Bangladesh, aqui?, artigo de Sergio Ulhoa Dani
“Em vez de dar licença para matar, o governo do Estado de Minas Gerais deveria determinar a suspensão imediata das atividades da mineração e o início da fase de remediação e recuperação sócio-ambiental. Se não fizer isso já, será tarde e caro demais”
A Mina Morro do Ouro, em Paracatu, cidade de 90 mil habitantes do noroeste de Minas Gerais, é a maior mina de ouro do Brasil, uma das maiores do mundo, e também a que tem o mais baixo teor do metal: apenas 0,4 g Au/tonelada de minério.
Para viabilizar a exploração dessa mina nos próximos 30 anos, a transnacional canadense Kinross Gold Corporation, através de sua controlada, RPM, adquiriu um enorme moinho SAG que triturará até 60 milhões de toneladas de minério/ano, a partir de 2009.
O ouro está presente no minério em associação com arsenopirita. O processo de moagem, hidratação e oxidação da arsenopirita libera ouro, arsênio e ácido sulfúrico. A Kinross minera a arsenopirita, retira o ouro para os canadenses e devolve o arsênio e o ácido sulfúrico para os brasileiros.

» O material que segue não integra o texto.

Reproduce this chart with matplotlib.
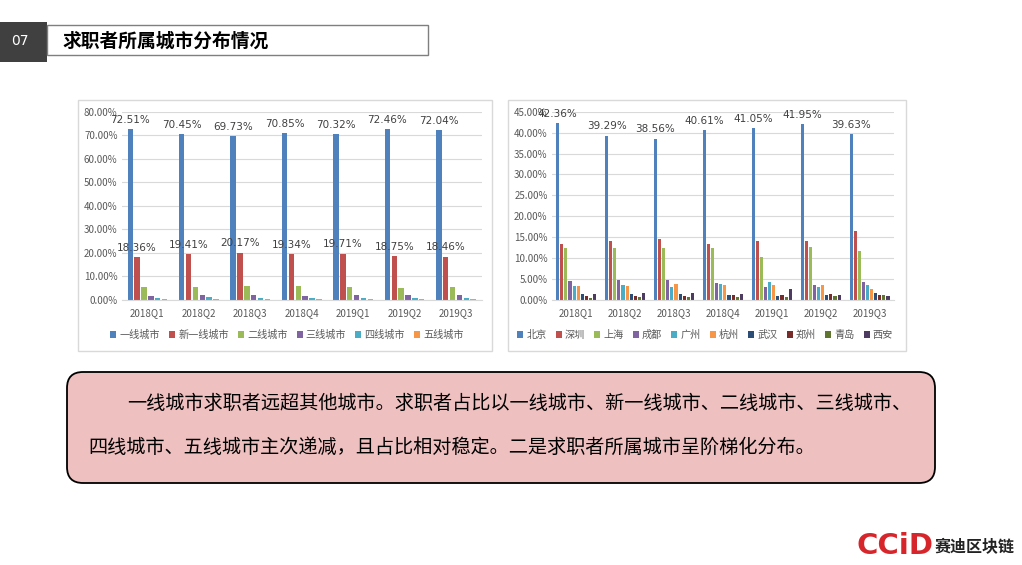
import numpy as np
import matplotlib
matplotlib.use("Agg")
import matplotlib.pyplot as plt
from matplotlib.patches import Rectangle, FancyBboxPatch

plt.rcParams["font.family"] = ["Noto Sans CJK SC", "DejaVu Sans"]

quarters = ["2018Q1", "2018Q2", "2018Q3", "2018Q4", "2019Q1", "2019Q2", "2019Q3"]

# left chart: city tiers (%)
tier_names = ["一线城市", "新一线城市", "二线城市", "三线城市", "四线城市", "五线城市"]
tier_1 = [72.51, 70.45, 69.73, 70.85, 70.32, 72.46, 72.04]
tier_new1 = [18.36, 19.41, 20.17, 19.34, 19.71, 18.75, 18.46]
tier_2 = [5.4, 5.4, 5.9, 5.9, 5.4, 5.0, 5.4]
tier_3 = [1.7, 2.1, 2.1, 1.7, 2.1, 2.1, 2.1]
tier_4 = [1.0, 1.3, 1.0, 0.9, 0.9, 0.9, 0.9]
tier_5 = [0.5, 0.5, 0.5, 0.5, 0.5, 0.5, 0.5]

# right chart: cities (%)
city_names = ["北京", "深圳", "上海", "成都", "广州", "杭州", "武汉", "郑州", "青岛", "西安"]
beijing = [42.36, 39.29, 38.56, 40.61, 41.05, 41.95, 39.63]
shenzhen = [13.5, 14.1, 14.6, 13.4, 14.1, 14.1, 16.5]
shanghai = [12.4, 12.4, 12.4, 12.4, 10.3, 12.7, 11.7]
chengdu = [4.5, 4.8, 4.8, 4.1, 3.1, 3.6, 4.3]
guangzhou = [3.3, 3.6, 3.1, 3.8, 4.3, 3.1, 3.6]
hangzhou = [3.3, 3.3, 3.8, 3.6, 3.6, 3.6, 2.6]
wuhan = [1.4, 1.4, 1.4, 1.2, 1.0, 1.2, 1.7]
zhengzhou = [1.0, 1.0, 1.0, 1.2, 1.2, 1.4, 1.2]
qingdao = [0.5, 0.7, 0.7, 0.7, 0.7, 1.0, 1.2]
xian = [1.4, 1.7, 1.7, 1.4, 2.6, 1.2, 1.0]

palette = ["#4F81BD", "#C0504D", "#9BBB59", "#8064A2", "#4BACC6",
           "#F79646", "#2C4D75", "#772C2A", "#5F7530", "#4D3B62"]

W, H = 1022, 565
fig = plt.figure(figsize=(W / 100, H / 100), dpi=100)

# background layer in pixel coords
bg = fig.add_axes([0, 0, 1, 1], zorder=0)
bg.set_xlim(0, W)
bg.set_ylim(H, 0)
bg.axis("off")

bg.add_patch(Rectangle((0, 22), 47, 40, facecolor="#404040", edgecolor="none"))
bg.text(20, 41, "07", color="white", fontsize=10, ha="center", va="center",
        family=["DejaVu Sans"])
bg.add_patch(Rectangle((47, 25), 381, 30, facecolor="white", edgecolor="#7f7f7f", lw=1))
bg.text(62, 41, "求职者所属城市分布情况", fontsize=13.5, fontweight="bold",
        ha="left", va="center", color="black")

bg.add_patch(Rectangle((78, 100), 414, 251, facecolor="white", edgecolor="#d9d9d9", lw=1))
bg.add_patch(Rectangle((508, 100), 398, 251, facecolor="white", edgecolor="#d9d9d9", lw=1))

bg.add_patch(FancyBboxPatch((67, 372), 868, 111, boxstyle="round,pad=0,rounding_size=16",
                            facecolor="#efc0c0", edgecolor="black", lw=1.3))
bg.text(127, 403, "一线城市求职者远超其他城市。求职者占比以一线城市、新一线城市、二线城市、三线城市、",
        fontsize=13.8, ha="left", va="center", color="black")
bg.text(88, 447, "四线城市、五线城市主次递减，且占比相对稳定。二是求职者所属城市呈阶梯化分布。",
        fontsize=13.8, ha="left", va="center", color="black")

bg.text(857, 546, "CCiD", color="#d7262b", fontsize=21, fontweight="bold",
        ha="left", va="center", family=["DejaVu Sans"])
bg.text(935, 547, "赛迪区块链", color="#222222", fontsize=11.5, fontweight="bold",
        ha="left", va="center")


def bar_panel(rect, series, names, ymax, ystep, labelled, bar_frac, group_frac, legend_x):
    ax = fig.add_axes(rect, zorder=1)
    ax.set_facecolor("none")
    n = len(series)
    x = np.arange(len(quarters))
    slot = group_frac / n
    for i, (vals, name) in enumerate(zip(series, names)):
        pos = x - group_frac / 2 + slot * (i + 0.5)
        bars = ax.bar(pos, vals, width=slot * bar_frac, color=palette[i], label=name, zorder=2)
        if i in labelled:
            for b, v in zip(bars, vals):
                ax.annotate(f"{v:.2f}%", (b.get_x() + b.get_width() / 2, v),
                            xytext=(0, 3), textcoords="offset points",
                            ha="center", va="bottom", fontsize=7.5, color="#404040",
                            family=["DejaVu Sans"])
    ax.set_xlim(-0.5, len(quarters) - 0.5)
    ax.set_ylim(0, ymax)
    ticks = np.arange(0, ymax + 0.01, ystep)
    ax.set_yticks(ticks)
    ax.set_yticklabels([f"{t:.2f}%" for t in ticks])
    ax.set_xticks(x)
    ax.set_xticklabels(quarters)
    ax.tick_params(axis="both", length=0, labelsize=7, labelcolor="#595959", pad=3)
    ax.tick_params(axis="x", pad=6)
    ax.grid(axis="y", color="#d9d9d9", lw=0.8, zorder=0)
    for s in ["top", "right", "left"]:
        ax.spines[s].set_visible(False)
    ax.spines["bottom"].set_color("#d9d9d9")
    fig.legend(*ax.get_legend_handles_labels(), loc="center",
               bbox_to_anchor=(legend_x / W, 1 - 335 / H), ncol=n, frameon=False,
               fontsize=7.3, handlelength=0.6, handleheight=0.6, handletextpad=0.3,
               columnspacing=0.9, labelcolor="#595959")
    return ax


bar_panel([121.7 / W, 1 - 300 / H, 360 / W, 188.3 / H],
          [tier_1, tier_new1, tier_2, tier_3, tier_4, tier_5], tier_names,
          80, 10, [0, 1], 0.8, 0.8, 287)
bar_panel([551.7 / W, 1 - 300 / H, 342.3 / W, 188.3 / H],
          [beijing, shenzhen, shanghai, chengdu, guangzhou, hangzhou,
           wuhan, zhengzhou, qingdao, xian], city_names,
          45, 5, [0], 0.75, 0.84, 705)

fig.savefig("out.png", dpi=100)
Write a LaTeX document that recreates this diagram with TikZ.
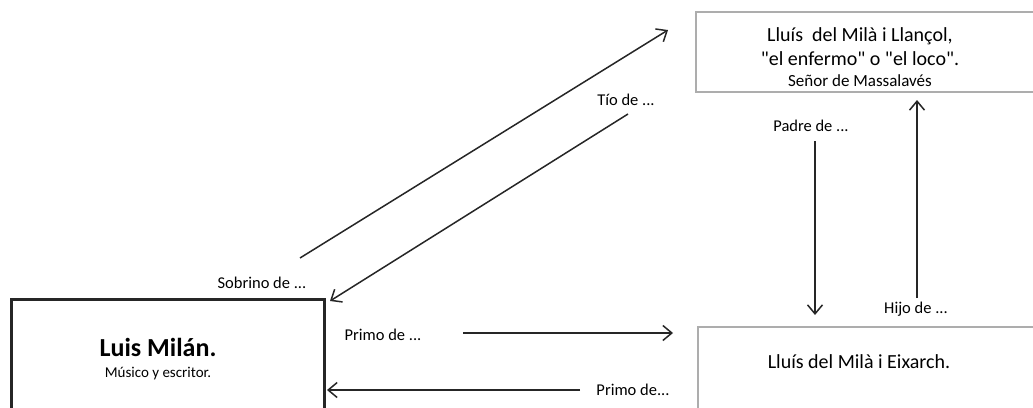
\documentclass[tikz,border=0pt]{standalone}
\usepackage{fontspec}
\setmainfont{Carlito}[Ligatures=TeXOff]
\usepackage{tikz}
\usetikzlibrary{positioning,calc,arrows.meta}

\begin{document}
\begin{tikzpicture}[
    x=1pt, y=-1pt,
    personbox/.style={draw=black!85, line width=2.8pt, anchor=north west},
    graybox/.style={draw=black!32, line width=1.6pt, anchor=north west},
    nametext/.style={font=\fontsize{20}{24}\selectfont, align=center, inner sep=0pt},
    reltext/.style={font=\fontsize{16.5}{19}\selectfont, inner sep=0pt},
    relarrow/.style={-{Straight Barb[length=9pt,width=15pt]}, line width=1.5pt, black!85}
]
    \useasboundingbox (0,0) rectangle (1033,407);
    \clip (0,0) rectangle (1033,407);

    % boxes
    \node[personbox, minimum width=313pt, minimum height=140pt] (milanbox) at (10,298) {};
    \node[graybox, minimum width=360pt, minimum height=80pt] (llancolbox) at (695,11) {};
    \node[graybox, minimum width=360pt, minimum height=100pt] (eixarchbox) at (697,326) {};

    % names
    \node[nametext] (milan) at (158,359) {{\fontsize{26}{28}\selectfont\bfseries Luis Milán.}\\[-3pt]
        {\fontsize{15}{18}\selectfont Músico y escritor.}};
    \node[nametext] (llancol) at (860,57) {Lluís\ \ del Milà i Llançol,\\ "el enfermo" o "el loco".\\[-3pt]
        {\fontsize{17}{20}\selectfont Señor de Massalavés}};
    \node[nametext] (eixarch) at (859,362) {Lluís del Milà i Eixarch.};

    % arrow ends
    \coordinate (sobA) at (300,258);
    \coordinate (sobB) at (668,30);
    \coordinate (tioA) at (628,114);
    \coordinate (tioB) at (330,301);
    \coordinate (padA) at (815,141);
    \coordinate (padB) at (815,315);
    \coordinate (hijA) at (917,298);
    \coordinate (hijB) at (917,100);
    \coordinate (priA) at (463,333);
    \coordinate (priB) at (673,333);
    \coordinate (priC) at (580,390);
    \coordinate (priD) at (327,390);

    \draw[relarrow] (sobA) -- (sobB);
    \draw[relarrow] (tioA) -- (tioB);
    \draw[relarrow] (padA) -- (padB);
    \draw[relarrow] (hijA) -- (hijB);
    \draw[relarrow] (priA) -- (priB);
    \draw[relarrow] (priC) -- (priD);

    % labels
    \node[reltext] (sobrino) at (262,283) {Sobrino de ...};
    \node[reltext] (tio) at (626,100) {Tío de ...};
    \node[reltext] (padre) at (811,126) {Padre de ...};
    \node[reltext] (hijo) at (916,309) {Hijo de ...};
    \node[reltext] (primo1) at (383,335) {Primo de ...};
    \node[reltext] (primo2) at (633,390) {Primo de...};
\end{tikzpicture}
\end{document}
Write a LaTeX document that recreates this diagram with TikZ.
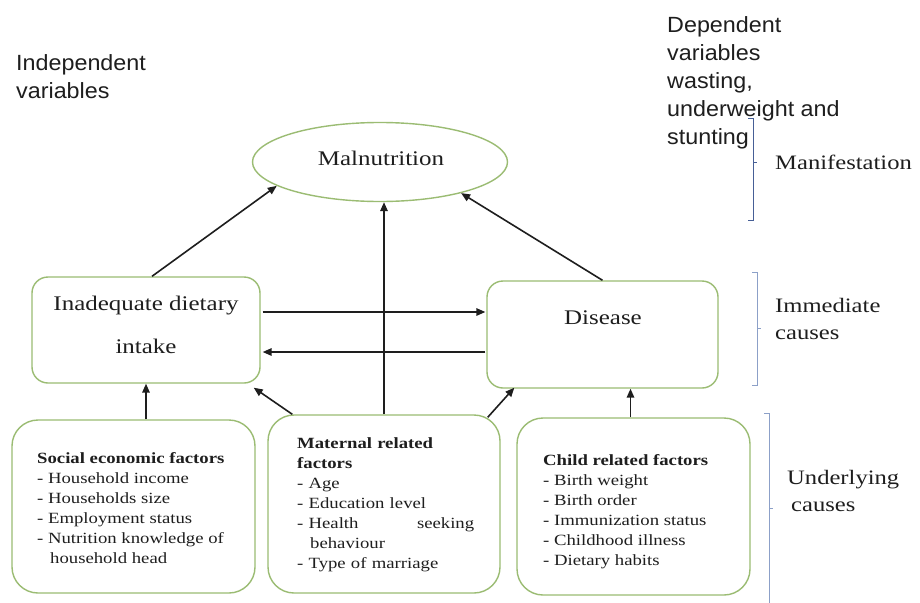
\documentclass[tikz,border=0pt]{standalone}
\usepackage{fontspec}
\setmainfont{Liberation Serif}[FakeStretch=1.2]
\newfontfamily\sansf{Liberation Sans}[FakeStretch=1.06]
\usetikzlibrary{arrows.meta,shapes.geometric,calc}
\definecolor{boxgreen}{RGB}{155,188,115}
\definecolor{brkdark}{RGB}{70,95,150}
\definecolor{brklight}{RGB}{140,160,200}
\definecolor{ink}{RGB}{30,30,30}
\tikzset{
  box/.style={draw=boxgreen, line width=1.4pt, fill=white, rectangle, inner sep=0pt},
  topbox/.style={box, rounded corners=16pt},
  botbox/.style={box, rounded corners=26pt},
  big/.style={font=\fontsize{20.8}{27}\selectfont, text=ink, inner sep=0pt},
  side/.style={font=\fontsize{20.5}{27}\selectfont, text=ink, inner sep=0pt, anchor=west, align=left},
  small/.style={font=\fontsize{15.6}{20}\selectfont, text=ink, inner sep=0pt, anchor=north west, align=left},
  sanstext/.style={font=\sansf\fontsize{22}{28}\selectfont, text=ink, inner sep=0pt, anchor=north west, align=left},
  arr/.style={draw=ink, line width=1.6pt, -{Triangle[length=9pt,width=7.5pt]}},
  brk/.style={line width=0.8pt}
}
\begin{document}
\begin{tikzpicture}[x=1pt,y=-1pt]
\useasboundingbox (0,0) rectangle (920,602);
\fill[white] (0,0) rectangle (920,602);

% top labels
\node[sanstext] (indep) at (16,54) {Independent\\variables};
\node[sanstext] (dep) at (667,16) {Dependent\\variables\\wasting,\\underweight and\\stunting};

% malnutrition
\node[ellipse, draw=boxgreen, line width=1.4pt, fill=white, minimum width=255pt, minimum height=79pt, inner sep=0pt] (mal) at (380,162) {};
\node[big] (maltext) at (381,158) {Malnutrition};

% immediate causes
\node[topbox, minimum width=228pt, minimum height=106pt] (intake) at (146,330) {};
\node[big] (intakeA) at (146,306) {Inadequate dietary};
\node[big] (intakeB) at (146,346) {intake};
\node[topbox, minimum width=231pt, minimum height=107pt] (dis) at (602.5,334.5) {};
\node[big] (distext) at (603,318) {Disease};

% underlying causes
\node[botbox, minimum width=243pt, minimum height=173pt] (soc) at (133.5,506.5) {};
\node[small] (soctext) at (37,452) {\textbf{Social economic factors}\\- Household income\\- Households size\\- Employment status\\- Nutrition knowledge of\\\hspace*{13pt}household head};
\node[botbox, minimum width=232pt, minimum height=178pt] (mat) at (384,504) {};
\node[small, text width=177pt] (mattext) at (297,437) {\textbf{Maternal related}\\\textbf{factors}\\- Age\\- Education level\\- Health\hfill seeking\\\hspace*{13pt}behaviour\\- Type of marriage};
\node[botbox, minimum width=233pt, minimum height=177pt] (child) at (633.5,506.5) {};
\node[small] (childtext) at (543,454) {\textbf{Child related factors}\\- Birth weight\\- Birth order\\- Immunization status\\- Childhood illness\\- Dietary habits};

% side labels
\node[side] (manif) at (775,162) {Manifestation};
\node[side] (immed) at (775,319) {Immediate\\causes};
\node[side] (under) at (787,491) {Underlying\\\hspace*{4pt}causes};

% brackets
\draw[brk, brkdark] (748,118) -- (753,118) -- (753,220) -- (748,220);
\draw[brk, brkdark] (753,162) -- (757,162);
\draw[brk, brklight] (752,272) -- (757,272) -- (757,385) -- (752,385);
\draw[brk, brklight] (757,328) -- (761,328);
\draw[brk, brklight] (764,413) -- (769,413) -- (769,605);
\draw[brk, brklight] (769,508) -- (773,508);

% connectors
\draw[arr] ($(intake.north)+(6,0)$) -- (mal.193);
\draw[arr] (dis.north) -- (mal.-21);
\coordinate (h1) at ($(intake.east)+(2,-18)$);
\coordinate (h2) at ($(intake.east)+(2,22)$);
\draw[arr] (h1) -- ($(h1 -| dis.west)+(-1,0)$);
\draw[arr] ($(h2 -| dis.west)+(-1,0)$) -- (h2);
\draw[arr] (intake.south |- soc.north) -- (intake.south);
\draw[arr] ($(mat.north west)+(25,0)$) -- ($(intake.south east)+(-7,4)$);
\draw[arr] (mat.north) -- (mat.north |- mal.south);
\draw[arr] ($(mat.north east)+(-13,3)$) -- ($(dis.south west)+(28,-1)$);
\coordinate (c1) at ($(child.north)+(-3,0)$);
\draw[arr] (c1) -- (c1 |- dis.south);
\end{tikzpicture}
\end{document}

A concentração média de arsênio no minério da mina Morro do Ouro é de 1000 ppm, o que significa 1 kg de arsênio para cada tonelada de minério. Até agora os rejeitos da mineração são depositados em um enorme lago que já contém algo em torno de 300 milhões de toneladas de rejeitos, o equivalente a 300 mil toneladas de arsênio. Análises conduzidas ano passado pela própria mineradora comprovam a presença de arsênio na lâmina d’água deste lago de rejeitos já quase totalmente assoreado.
Para se livrar de 1,2 bilhão de toneladas de rejeitos da nova fase de expansão da mina (equivalentes a 1,2 milhão de toneladas de arsênio) a Kinross planeja construir uma segunda barragem no Vale do Machadinho, considerado uma caixa d’água de abastecimento público da cidade de Paracatu, desde o século 18. Tudo indica que o governo do Estado de Minas dará a licença de instalação. As consequências serão devastadoras.
A disposição dos rejeitos de arsenopirita contaminará o aquífero de modo irreversível, inviabilizando o uso da água para o consumo humano da cidade, ou provocando uma catástrofe semelhante à que ocorre em Bangladesh e Bengala Ocidental, caso a água seja utilizada ao término das atividades de mineração.
Em Bangladesh e Bengala Ocidental, a contaminação das águas superficiais forçou a população a captar água subterrânea em aquífero contaminado por arsênio, o que está provocando arsenicose e câncer em milhões de pessoas. Esses efeitos do arsênio sobre a saúde humana tipicamente se manifestam depois de décadas de exposição crônica a quantidades mínimas de arsênio na água.
Mas o “Efeito Kinross” não se restringirá a Paracatu e região. O Córrego Santo Antônio, que foi barrado para a construção do lago de rejeitos atual da Kinross, e as nascentes do Ribeirão Santa Rita no Vale do Machadinho, onde a mineradora pretende instalar o segundo lago de rejeitos, fazem parte da bacia do Rio São Francisco, considerado o rio da integração nacional do Brasil.
A bacia do São Francisco, no Estado de Minas Gerais, ocupa o primeiro lugar em termos de produção de água e contribui com 44,5% da vazão mínima (Q7,10) do Estado. O veneno liberado pelas atividades de mineração da Kinross acaba chegando ao Rio São Francisco, de onde se espalha para diversos Estados, afetando milhões de pessoas, durante décadas, séculos ou milênios.
A lenta e persistente contaminação das águas superficiais que percolarão os 1,5 milhões de toneladas de arsênio dos rejeitos atuais e futuros dessa mina de Paracatu atingirá o Rio São Francisco nos próximos anos, décadas e séculos, configurando grave impacto sócio-econômico, ambiental e sanitário, com precedentes na catástrofe de Bangladesh e Bengala Ocidental.
Em vez de dar licença para matar, o governo do Estado de Minas Gerais deveria determinar a suspensão imediata das atividades da mineração e o início da fase de remediação e recuperação sócio-ambiental. Se não fizer isso já, será tarde e caro demais. Muito mais caro que todo o ouro da Kinross.
Sérgio Dani é médico pela UFMG, doutor em medicina pela Medizinische Hochschule Hannover-Alemanha, livre-docente em genética pela USP e presidente da Fundação Acangaú. Artigo enviado pelo autor ao “JC e-mail”
* Artigo originalmente publicado pelo Jornal da Ciência, SBPC, JC e-mail 3790, de 24 de Junho de 2009.